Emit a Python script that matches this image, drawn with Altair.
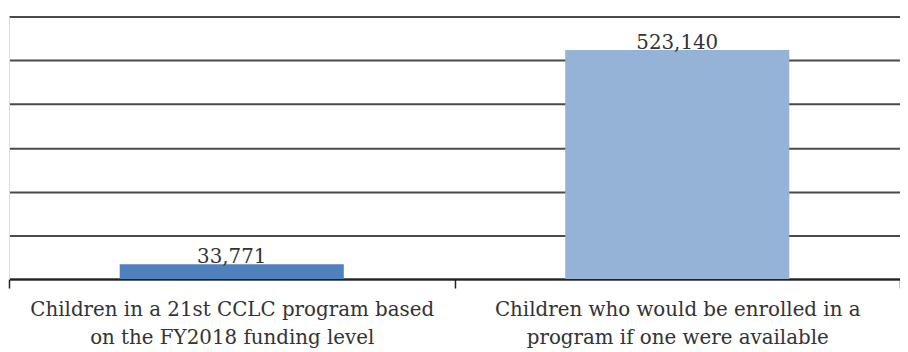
import altair as alt
import pandas as pd

categories = [
    "Children in a 21st CCLC program based|on the FY2018 funding level",
    "Children who would be enrolled in a|program if one were available",
]
values = [33771, 523140]
colors = ["#4F81BD", "#95B3D7"]
value_labels = ["33,771", "523,140"]

df = pd.DataFrame({"cat": categories, "val": values, "color": colors, "lbl": value_labels})

FONT = "DejaVu Serif"

x = alt.X(
    "cat:N",
    sort=categories,
    title=None,
    scale=alt.Scale(paddingInner=0, paddingOuter=0),
    axis=alt.Axis(
        labelExpr="split(datum.label, '|')",
        labelAngle=0,
        labelFont=FONT,
        labelFontSize=20,
        labelColor="#333333",
        labelLimit=1000,
        labelPadding=12,
        labelLineHeight=28,
        tickBand="extent",
        tickSize=9,
        tickColor="#222222",
        tickWidth=1.5,
        domainColor="#222222",
        domainWidth=2,
        grid=False,
    ),
)
y = alt.Y(
    "val:Q",
    title=None,
    scale=alt.Scale(domain=[0, 600000], nice=False),
    axis=alt.Axis(
        values=[0, 100000, 200000, 300000, 400000, 500000, 600000],
        labels=False,
        ticks=False,
        domainColor="#dddddd",
        domainWidth=1,
        grid=True,
        gridColor="#4a4a4a",
        gridWidth=2,
    ),
)

bars = alt.Chart(df).mark_bar(width=alt.RelativeBandSize(0.503)).encode(
    x=x, y=y, color=alt.Color("color:N", scale=None)
)
text = alt.Chart(df).mark_text(
    font=FONT, fontSize=20, color="#333333", baseline="middle", dy=-7
).encode(x=alt.X("cat:N", sort=categories), y="val:Q", text="lbl:N")

chart = (
    alt.layer(bars, text)
    .properties(
        width=899,
        height=265,
        autosize=alt.AutoSizeParams(type="none"),
        padding={"left": 1, "top": 7, "right": 0, "bottom": 72},
    )
    .configure_view(stroke=None)
    .configure(background="white")
)

chart.save("out.html", embed_options={"renderer": "svg", "actions": False})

### SET TASK
Without the pictures, copy the material exactly as given.

### FULL RESPONSE
Emit a Python script that matches this image, drawn with Altair.
import altair as alt
import pandas as pd

categories = [
    "Children in a 21st CCLC program based|on the FY2018 funding level",
    "Children who would be enrolled in a|program if one were available",
]
values = [33771, 523140]
colors = ["#4F81BD", "#95B3D7"]
value_labels = ["33,771", "523,140"]

df = pd.DataFrame({"cat": categories, "val": values, "color": colors, "lbl": value_labels})

FONT = "DejaVu Serif"

x = alt.X(
    "cat:N",
    sort=categories,
    title=None,
    scale=alt.Scale(paddingInner=0, paddingOuter=0),
    axis=alt.Axis(
        labelExpr="split(datum.label, '|')",
        labelAngle=0,
        labelFont=FONT,
        labelFontSize=20,
        labelColor="#333333",
        labelLimit=1000,
        labelPadding=12,
        labelLineHeight=28,
        tickBand="extent",
        tickSize=9,
        tickColor="#222222",
        tickWidth=1.5,
        domainColor="#222222",
        domainWidth=2,
        grid=False,
    ),
)
y = alt.Y(
    "val:Q",
    title=None,
    scale=alt.Scale(domain=[0, 600000], nice=False),
    axis=alt.Axis(
        values=[0, 100000, 200000, 300000, 400000, 500000, 600000],
        labels=False,
        ticks=False,
        domainColor="#dddddd",
        domainWidth=1,
        grid=True,
        gridColor="#4a4a4a",
        gridWidth=2,
    ),
)

bars = alt.Chart(df).mark_bar(width=alt.RelativeBandSize(0.503)).encode(
    x=x, y=y, color=alt.Color("color:N", scale=None)
)
text = alt.Chart(df).mark_text(
    font=FONT, fontSize=20, color="#333333", baseline="middle", dy=-7
).encode(x=alt.X("cat:N", sort=categories), y="val:Q", text="lbl:N")

chart = (
    alt.layer(bars, text)
    .properties(
        width=899,
        height=265,
        autosize=alt.AutoSizeParams(type="none"),
        padding={"left": 1, "top": 7, "right": 0, "bottom": 72},
    )
    .configure_view(stroke=None)
    .configure(background="white")
)

chart.save("out.html", embed_options={"renderer": "svg", "actions": False})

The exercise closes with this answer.